#### Records for the exercise

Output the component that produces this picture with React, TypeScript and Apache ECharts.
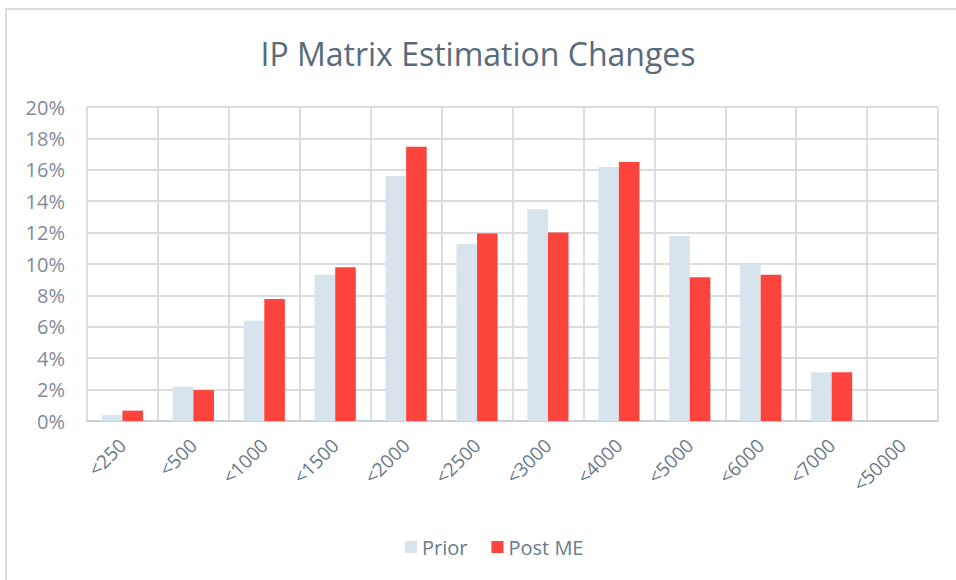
import React, { useEffect, useRef } from "react";
import * as echarts from "echarts";

const categories = ["<250", "<500", "<1000", "<1500", "<2000", "<2500", "<3000", "<4000", "<5000", "<6000", "<7000", "<50000"];
const priorValues = [0.38, 2.18, 6.39, 9.32, 15.6, 11.27, 13.48, 16.18, 11.78, 10.0, 3.1, 0];
const postValues = [0.66, 1.97, 7.77, 9.79, 17.47, 11.95, 12.0, 16.5, 9.15, 9.32, 3.1, 0];
const yTicks = { min: 0, max: 20, interval: 2 };

const FONT = "'Open Sans', 'Noto Sans', sans-serif";

export default function App() {
  const ref = useRef<HTMLDivElement>(null);
  useEffect(() => {
    document.body.style.margin = "0";
    const chart = echarts.init(ref.current!, null, { renderer: "svg" });
    chart.setOption({
      animation: false,
      backgroundColor: "#ffffff",
      title: {
        text: "IP Matrix Estimation Changes",
        left: "center",
        top: 32,
        textStyle: { fontFamily: FONT, fontSize: 32, fontWeight: "normal", color: "#596A7B" },
      },
      graphic: [
        {
          type: "rect",
          shape: { x: 6, y: 9, width: 1200, height: 1000 },
          style: { fill: "none", stroke: "#D9DEE3", lineWidth: 2 },
          silent: true,
        },
      ],
      legend: {
        bottom: 18,
        left: 400,
        itemWidth: 12,
        itemHeight: 12,
        itemGap: 24,
        icon: "rect",
        textStyle: { fontFamily: FONT, fontSize: 20, color: "#6B7B8B" },
        data: ["Prior", "Post ME"],
      },
      grid: { left: 87, right: 18, top: 107, bottom: 159, containLabel: false },
      xAxis: {
        type: "category",
        data: categories,
        axisTick: { show: false },
        axisLine: { show: true, lineStyle: { color: "#C9D0D7", width: 2 } },
        splitLine: { show: true, lineStyle: { color: "#D9DEE4", width: 2 } },
        axisLabel: {
          rotate: 45,
          interval: 0,
          margin: 21,
          fontFamily: FONT,
          fontSize: 19,
          color: "#667788",
        },
      },
      yAxis: {
        type: "value",
        min: yTicks.min,
        max: yTicks.max,
        interval: yTicks.interval,
        axisLine: { show: true, lineStyle: { color: "#D9DEE4", width: 2 } },
        axisTick: { show: false },
        splitLine: { show: true, lineStyle: { color: "#D9DEE4", width: 2 } },
        axisLabel: {
          formatter: "{value}%",
          margin: 22,
          fontFamily: FONT,
          fontSize: 20,
          color: "#7F8B98",
        },
      },
      series: [
        {
          name: "Prior",
          type: "bar",
          data: priorValues,
          barGap: "0%",
          barCategoryGap: "42%",
          itemStyle: { color: "#D7E4EE" },
        },
        {
          name: "Post ME",
          type: "bar",
          data: postValues,
          barGap: "0%",
          barCategoryGap: "42%",
          itemStyle: { color: "#FC443D" },
        },
      ],
    });
    return () => chart.dispose();
  }, []);
  return <div ref={ref} style={{ width: 956, height: 580 }} />;
}
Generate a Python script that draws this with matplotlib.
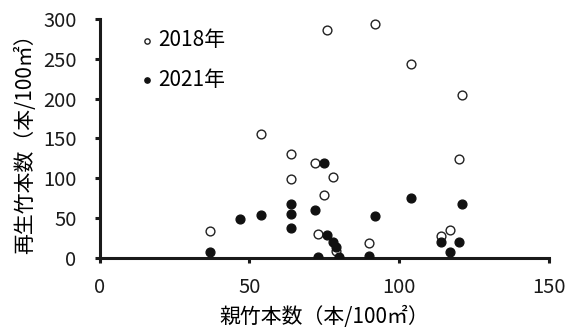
import matplotlib
matplotlib.use('Agg')
import matplotlib.pyplot as plt

plt.rcParams['font.family'] = ['Noto Sans CJK JP', 'DejaVu Sans']

# 2018年 (白丸)
x_2018 = [37, 54, 64, 64, 72, 75, 78, 73, 79, 90, 76, 92, 104, 121, 120, 114, 117]
y_2018 = [34, 156, 130, 99, 119, 79, 102, 30, 8, 19, 286, 294, 244, 204, 124, 27, 35]

# 2021年 (黒丸)
x_2021 = [37, 47, 54, 64, 64, 64, 75, 72, 76, 78, 79, 80, 73, 90, 92, 104, 121, 114, 120, 117]
y_2021 = [7, 48, 54, 68, 55, 37, 119, 60, 28, 20, 14, 1, 0.5, 2, 52, 75, 67, 20, 20, 7]

xticks = [0, 50, 100, 150]
yticks = [0, 50, 100, 150, 200, 250, 300]

fig = plt.figure(figsize=(5.69, 3.31), dpi=100)
ax = fig.add_axes([0.175, 0.2215, 0.79, 0.721])

ax.scatter(x_2018, y_2018, s=40, facecolors='white', edgecolors='#222222',
           linewidths=1.0, label='2018年', zorder=3)
ax.scatter(x_2021, y_2021, s=40, facecolors='#111111', edgecolors='#111111',
           linewidths=1.0, label='2021年', zorder=4)

ax.set_xlim(0, 150)
ax.set_ylim(0, 300)
ax.set_xticks(xticks)
ax.set_yticks(yticks)

for s in ['top', 'right']:
    ax.spines[s].set_visible(False)
for s in ['left', 'bottom']:
    ax.spines[s].set_linewidth(2.2)
    ax.spines[s].set_color('#1a1a1a')

ax.tick_params(direction='out', length=3.6, width=2.2, labelsize=14.5,
               colors='#1a1a1a')
ax.tick_params(axis='y', pad=13)
ax.tick_params(axis='x', pad=10)

ax.set_xlabel('親竹本数（本/100㎡）', fontsize=15, labelpad=6)
ax.set_ylabel('再生竹本数（本/100㎡）', fontsize=15, labelpad=5)

ax.legend(loc='upper left', bbox_to_anchor=(0.05, 1.035), frameon=False,
          fontsize=15, markerscale=0.6, handletextpad=0.25, labelspacing=0.84,
          handlelength=0.6)

fig.savefig('out.png', dpi=100)
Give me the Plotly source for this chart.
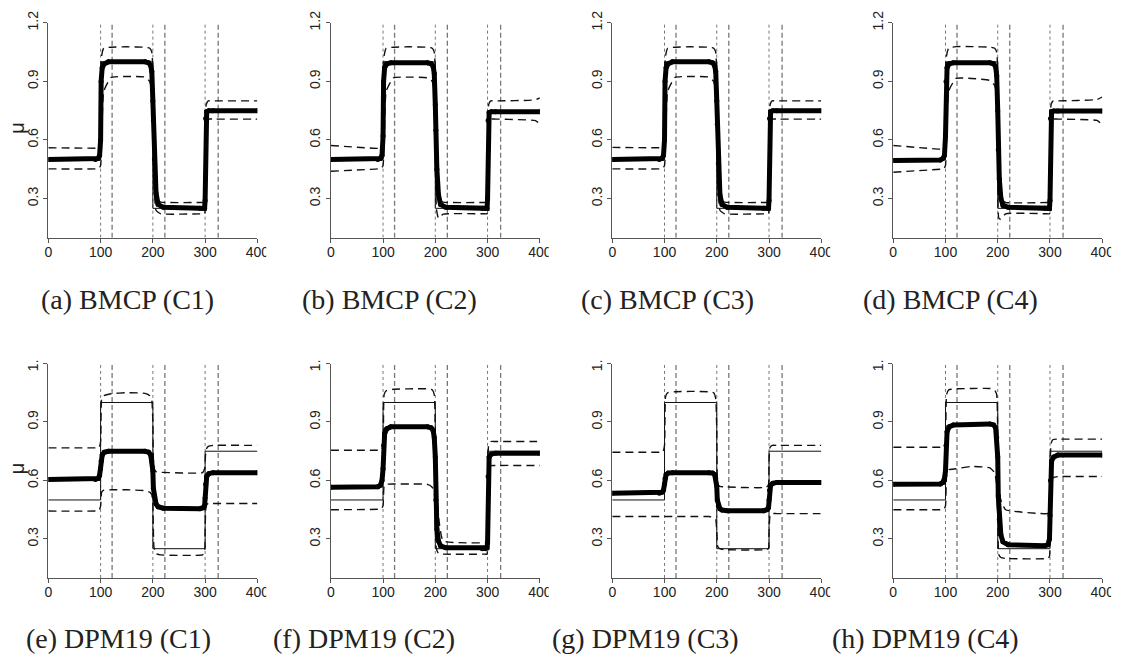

#### Task goal
Starting at the line that contains "Generate a Python", restate each line verbatim through the final line of the listing, skipping all pictures.

#### Response
Generate a Python script that draws this with matplotlib.
import matplotlib
matplotlib.use('Agg')
import matplotlib.pyplot as plt

plt.rcParams['font.family'] = ['Noto Sans CJK JP', 'DejaVu Sans']

# 2018年 (白丸)
x_2018 = [37, 54, 64, 64, 72, 75, 78, 73, 79, 90, 76, 92, 104, 121, 120, 114, 117]
y_2018 = [34, 156, 130, 99, 119, 79, 102, 30, 8, 19, 286, 294, 244, 204, 124, 27, 35]

# 2021年 (黒丸)
x_2021 = [37, 47, 54, 64, 64, 64, 75, 72, 76, 78, 79, 80, 73, 90, 92, 104, 121, 114, 120, 117]
y_2021 = [7, 48, 54, 68, 55, 37, 119, 60, 28, 20, 14, 1, 0.5, 2, 52, 75, 67, 20, 20, 7]

xticks = [0, 50, 100, 150]
yticks = [0, 50, 100, 150, 200, 250, 300]

fig = plt.figure(figsize=(5.69, 3.31), dpi=100)
ax = fig.add_axes([0.175, 0.2215, 0.79, 0.721])

ax.scatter(x_2018, y_2018, s=40, facecolors='white', edgecolors='#222222',
           linewidths=1.0, label='2018年', zorder=3)
ax.scatter(x_2021, y_2021, s=40, facecolors='#111111', edgecolors='#111111',
           linewidths=1.0, label='2021年', zorder=4)

ax.set_xlim(0, 150)
ax.set_ylim(0, 300)
ax.set_xticks(xticks)
ax.set_yticks(yticks)

for s in ['top', 'right']:
    ax.spines[s].set_visible(False)
for s in ['left', 'bottom']:
    ax.spines[s].set_linewidth(2.2)
    ax.spines[s].set_color('#1a1a1a')

ax.tick_params(direction='out', length=3.6, width=2.2, labelsize=14.5,
               colors='#1a1a1a')
ax.tick_params(axis='y', pad=13)
ax.tick_params(axis='x', pad=10)

ax.set_xlabel('親竹本数（本/100㎡）', fontsize=15, labelpad=6)
ax.set_ylabel('再生竹本数（本/100㎡）', fontsize=15, labelpad=5)

ax.legend(loc='upper left', bbox_to_anchor=(0.05, 1.035), frameon=False,
          fontsize=15, markerscale=0.6, handletextpad=0.25, labelspacing=0.84,
          handlelength=0.6)

fig.savefig('out.png', dpi=100)
Give me the Plotly source for this chart.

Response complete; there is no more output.